In fact the above is actually an incomplete version of my answer, because I don't mean that you shouldn't specifically use Flutter to build desktop applications, but that you shouldn't build native desktop applications at all! Instead I think in 2025, the answer I think for all but the most niche use cases is to build "desktop" applicatons as web applications, using the web browser and not native SDKs as your host runtime.

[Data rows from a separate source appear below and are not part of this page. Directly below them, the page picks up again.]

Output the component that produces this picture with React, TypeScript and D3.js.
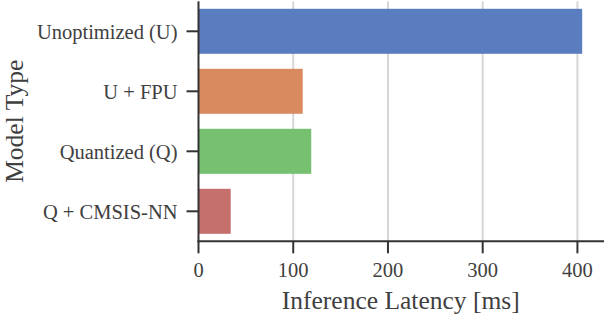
import * as d3 from "d3";
import React from "react";

const categories = ["Unoptimized (U)", "U + FPU", "Quantized (Q)", "Q + CMSIS-NN"];
const latency = [405, 110, 119, 34];
const barColors = ["#5a7dbf", "#d98b5f", "#76c06f", "#c6706e"];
const xTicks = [0, 100, 200, 300, 400];

const W = 604;
const H = 316;
const left = 198.5;
const right = 603;
const top = 1.3;
const bottom = 241.3;
const ink = "#333333";
const textInk = "#404040";
const font = "'Liberation Serif', 'Times New Roman', serif";

export default function App() {
  const x = d3.scaleLinear().domain([0, 427]).range([left, right]);
  const y = d3
    .scaleBand<string>()
    .domain(categories)
    .range([top, bottom])
    .paddingInner(0.25)
    .paddingOuter(0.125);

  return (
    <svg
      width={W}
      height={H}
      style={{ position: "absolute", left: 0, top: 0, background: "#fff" }}
      fontFamily={font}
    >
      {/* grid */}
      {xTicks.slice(1).map((t) => (
        <line key={"g" + t} x1={x(t)} x2={x(t)} y1={top} y2={bottom} stroke="#d6d6d6" strokeWidth={2} />
      ))}

      {/* bars */}
      {categories.map((c, i) => (
        <rect
          key={c}
          x={x(0)}
          y={y(c)}
          width={x(latency[i]) - x(0)}
          height={y.bandwidth()}
          fill={barColors[i]}
        />
      ))}

      {/* y axis */}
      <line x1={left} x2={left} y1={top} y2={bottom + 1} stroke={ink} strokeWidth={2} />
      {categories.map((c) => {
        const cy = (y(c) as number) + y.bandwidth() / 2;
        return (
          <g key={"t" + c}>
            <line x1={left - 12} x2={left} y1={cy} y2={cy} stroke={ink} strokeWidth={2} />
            <text x={left - 21} y={cy} dy="0.36em" textAnchor="end" fontSize={20.5} fill={textInk}>
              {c}
            </text>
          </g>
        );
      })}

      {/* x axis */}
      <line x1={left - 1} x2={W} y1={bottom} y2={bottom} stroke={ink} strokeWidth={2} />
      {xTicks.map((t) => (
        <g key={"x" + t}>
          <line x1={x(t)} x2={x(t)} y1={bottom} y2={bottom + 12} stroke={ink} strokeWidth={2} />
          <text x={x(t)} y={277} textAnchor="middle" fontSize={20.5} fill={textInk}>
            {t}
          </text>
        </g>
      ))}

      <text x={(left + right) / 2} y={309} textAnchor="middle" fontSize={25.5} fill={textInk}>
        Inference Latency [ms]
      </text>
      <text
        transform={`translate(${23},${(top + bottom) / 2}) rotate(-90)`}
        textAnchor="middle"
        fontSize={25.5}
        fill={textInk}
      >
        Model Type
      </text>
    </svg>
  );
}
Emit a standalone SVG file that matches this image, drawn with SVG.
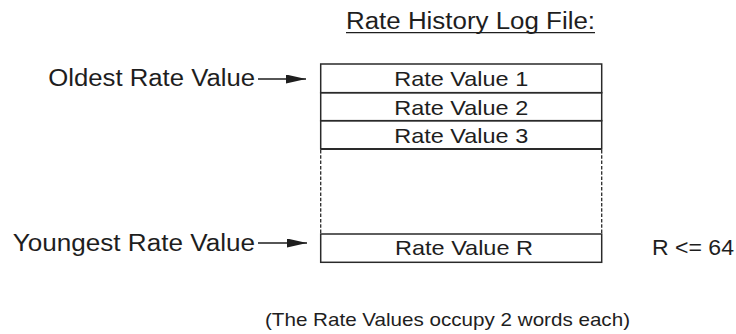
<svg xmlns="http://www.w3.org/2000/svg" width="736" height="334" viewBox="0 0 736 334">
<defs>
<style>
text{font-family:"Liberation Sans",Arial,Helvetica,sans-serif;fill:#1e1e1e;}
.lbl{font-size:23.5px;}
.cell{font-size:21px;text-anchor:middle;}
.box{fill:none;stroke:#2a2a2a;stroke-width:1.5;}
.sep{stroke:#2a2a2a;stroke-width:1.8;}
.dash{stroke:#2a2a2a;stroke-width:1.3;stroke-dasharray:3.5 1.8;}
.conn{stroke:#1e1e1e;stroke-width:1.5;fill:none;}
</style>
<marker id="ah" viewBox="0 0 20 9" refX="20" refY="4.5" markerWidth="20" markerHeight="9" markerUnits="userSpaceOnUse" orient="auto">
<path d="M0,0 L20,4.5 L0,9 Z" fill="#1e1e1e"/>
</marker>
</defs>
<rect width="736" height="334" fill="#fff"/>
<g id="title">
<text x="346" y="29.3" font-size="23" textLength="249" lengthAdjust="spacingAndGlyphs">Rate History Log File:</text>
<line x1="346" y1="32.7" x2="595" y2="32.7" stroke="#1e1e1e" stroke-width="1.3"/>
</g>
<g id="log-file">
<g id="row-1">
<rect class="box" x="320.7" y="64" width="281" height="28.7"/>
<text class="cell" x="461.2" y="86" textLength="134" lengthAdjust="spacingAndGlyphs">Rate Value 1</text>
</g>
<g id="row-2">
<rect class="box" x="320.7" y="92.7" width="281" height="28"/>
<text class="cell" x="461.2" y="114.5" textLength="134" lengthAdjust="spacingAndGlyphs">Rate Value 2</text>
</g>
<g id="row-3">
<rect class="box" x="320.7" y="120.7" width="281" height="28.3"/>
<text class="cell" x="461.2" y="142.6" textLength="134" lengthAdjust="spacingAndGlyphs">Rate Value 3</text>
</g>
<g id="gap">
<line class="sep" x1="320.7" y1="149" x2="601.7" y2="149"/>
<line class="dash" x1="320.7" y1="150" x2="320.7" y2="234"/>
<line class="dash" x1="601.7" y1="150" x2="601.7" y2="234"/>
</g>
<g id="row-r">
<rect class="box" x="320.7" y="234" width="281" height="28.3"/>
<text class="cell" x="464" y="255" textLength="138" lengthAdjust="spacingAndGlyphs">Rate Value R</text>
</g>
</g>
<g id="oldest-label">
<text class="lbl" x="48.3" y="85.5" textLength="206.7" lengthAdjust="spacingAndGlyphs">Oldest Rate Value</text>
</g>
<g id="youngest-label">
<text class="lbl" x="12.7" y="250.5" textLength="242.3" lengthAdjust="spacingAndGlyphs">Youngest Rate Value</text>
</g>
<g id="limit-label">
<text x="652" y="254.5" font-size="22" textLength="82" lengthAdjust="spacingAndGlyphs">R &lt;= 64</text>
</g>
<g id="note">
<text x="265" y="326" font-size="18.6" textLength="365" lengthAdjust="spacingAndGlyphs">(The Rate Values occupy 2 words each)</text>
</g>
<g id="connectors">
<line class="conn" x1="258" y1="79" x2="306" y2="79" marker-end="url(#ah)"/>
<line class="conn" x1="258" y1="243" x2="307" y2="243" marker-end="url(#ah)"/>
</g>
</svg>
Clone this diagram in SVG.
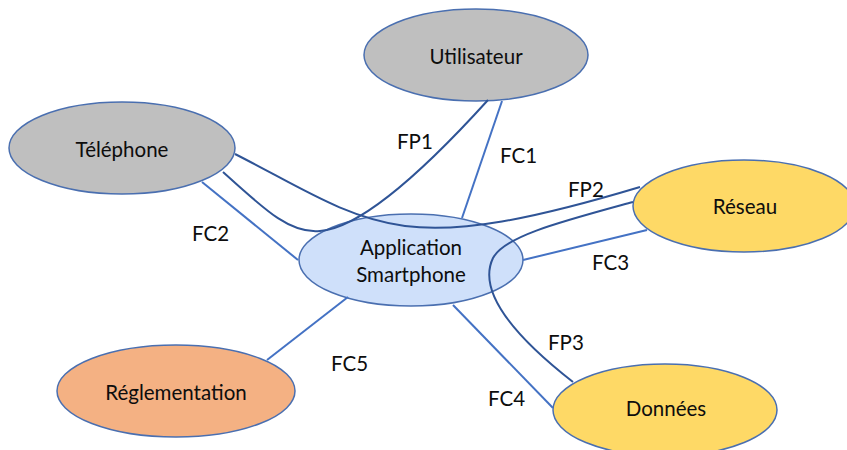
<svg xmlns="http://www.w3.org/2000/svg" width="847" height="450" viewBox="0 0 847 450">
<style>
.node{stroke:#4A6FB0;stroke-width:1.5}
.gray{fill:#BFBFBF}
.blue{fill:#CFE0FA}
.yellow{fill:#FED966}
.orange{fill:#F4B183}
.fc{fill:none;stroke:#4472C4;stroke-width:2}
.fp{fill:none;stroke:#2F5496;stroke-width:2}
text{font-family:Lato,"Open Sans",sans-serif;font-size:20.5px;fill:#0d0d0d}
.nt{text-anchor:middle;dominant-baseline:central}
.lb{dominant-baseline:central}
</style>
<rect width="847" height="450" fill="#fff"/>
<g id="utilisateur"><ellipse class="node gray" cx="476" cy="55" rx="112" ry="46"/><text class="nt" x="476" y="56">Utilisateur</text></g>
<g id="telephone"><ellipse class="node gray" cx="122" cy="148" rx="113" ry="46"/><text class="nt" x="122" y="149">Téléphone</text></g>
<g id="application"><ellipse class="node blue" cx="411" cy="260" rx="112" ry="46"/><text class="nt" x="411" y="247">Application</text><text class="nt" x="411" y="274">Smartphone</text></g>
<g id="reseau"><ellipse class="node yellow" cx="744" cy="206" rx="111" ry="46"/><text class="nt" x="745" y="206">Réseau</text></g>
<g id="donnees"><ellipse class="node yellow" cx="665" cy="410" rx="112" ry="46"/><text class="nt" x="666" y="408">Données</text></g>
<g id="reglementation"><ellipse class="node orange" cx="176" cy="391" rx="119" ry="46"/><text class="nt" x="176" y="392">Réglementation</text></g>
<g id="connectors">
<path class="fc" d="M502,101 L462,218"/>
<path class="fc" d="M202,182 L298,260"/>
<path class="fc" d="M523,260 L647,230"/>
<path class="fc" d="M453,305 L553,408"/>
<path class="fc" d="M348,297 L267,360"/>
<path class="fp" d="M223,172 C265,210 290,234 320,231 C360,228 420,175 488,100"/>
<path class="fp" d="M235,154 C300,187 345,218 405,226 C460,233 530,220 640,187"/>
<path class="fp" d="M633,202 C560,222 505,236 493,258 C480,285 500,325 573,382"/>
</g>
<g id="labels">
<text class="lb" x="397" y="141">FP1</text>
<text class="lb" x="500" y="155">FC1</text>
<text class="lb" x="568" y="189">FP2</text>
<text class="lb" x="192" y="233">FC2</text>
<text class="lb" x="592" y="262">FC3</text>
<text class="lb" x="548" y="342">FP3</text>
<text class="lb" x="488" y="398">FC4</text>
<text class="lb" x="331" y="363">FC5</text>
</g>
</svg>
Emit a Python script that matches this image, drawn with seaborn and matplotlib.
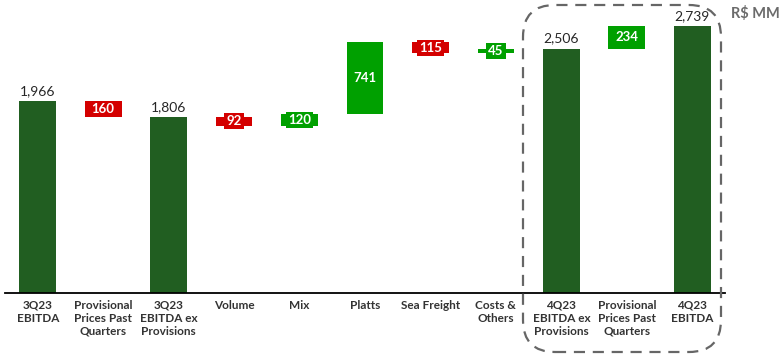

But, I hear you say, I'm not just building a standard desktop application, I need to use Bluetooth or USB to connect to a device my application will support. Well good news! In 2025 you can make use of WebBLE, WebSerial, WebUSB and WebMIDI to connect your web application to a plethora of extenal devices. Admittedly most of these APIs will require you to use a Chromium based web browser (Chrome, Edge, Opera, Brave, etc) but as you can see there are plenty to choose from and there is hope that other browsers will implement more of these APIs as even after a decade of recalcitrance Firefox finally implemented WebMIDI support in version 108 leaving Safari as once again the outlier as the only major desktop browser not to support it. But even there, there may be hope for the future based on the EU's success in forcing Apple kicking and screaming from its nasty monopolistic practises to implement the USB-C standard in the last few years.

Despite my above recommendation, I still remain very happy that Flutter does provide me with the means to write Linux desktop applications and there remain as I said niche use cases for it, such as the Ubuntu OS installer that was recently rewritten in Flutter which definitely makes more sense to write as a native binary executable GUI application vs a web app.

My recommendation comes not just from some philosophical or theoretical position, as I recently shipped a small Flutter companion app for the picoTracker device as a Flutter web app. I actually first developed the remote UI app as a native Linux application, but I found that not only did most users prefer to have a web app over needing to install a native application (on whatever their choice of desktop OS was) but also the serial communication implementation in Chrome on Linux was actually more mature and stable then the Flutter plugin for the direct Linux serial APIs.

Shipping a web app also meant I avoided all the awful headaches associated with code signing and nightmarish dealing with app stores required to ship an application on MacOS and Windows and even the much smaller hassles for shipping for Ubuntu.

Finally with the new Dart JS interop in Flutter, you can call JS APIs directly from your Flutter web apps Dart code in a type safe manner with no need for JS wrappers! The Dart team already provides an automatically generated package for accessing all the standardised web API's but for thing like the WebSerial API which have yet to be adopted as a standard, you can easily write your own Dart code and I have article coming up to show you how to do just that, so stay tuned!

The end

What this is all boils down to, is that todays "desktop OS's" really should be considered as legacy for the vast majority of non technical users. For most people, mobile devices and thier respective OS's are the platform of choice for the computing needs and for the rest, the web platform of today is more than good enough to handle the vast majority of use cases. For the tiny niche that is left over, Flutter desktop is there if you really do need it.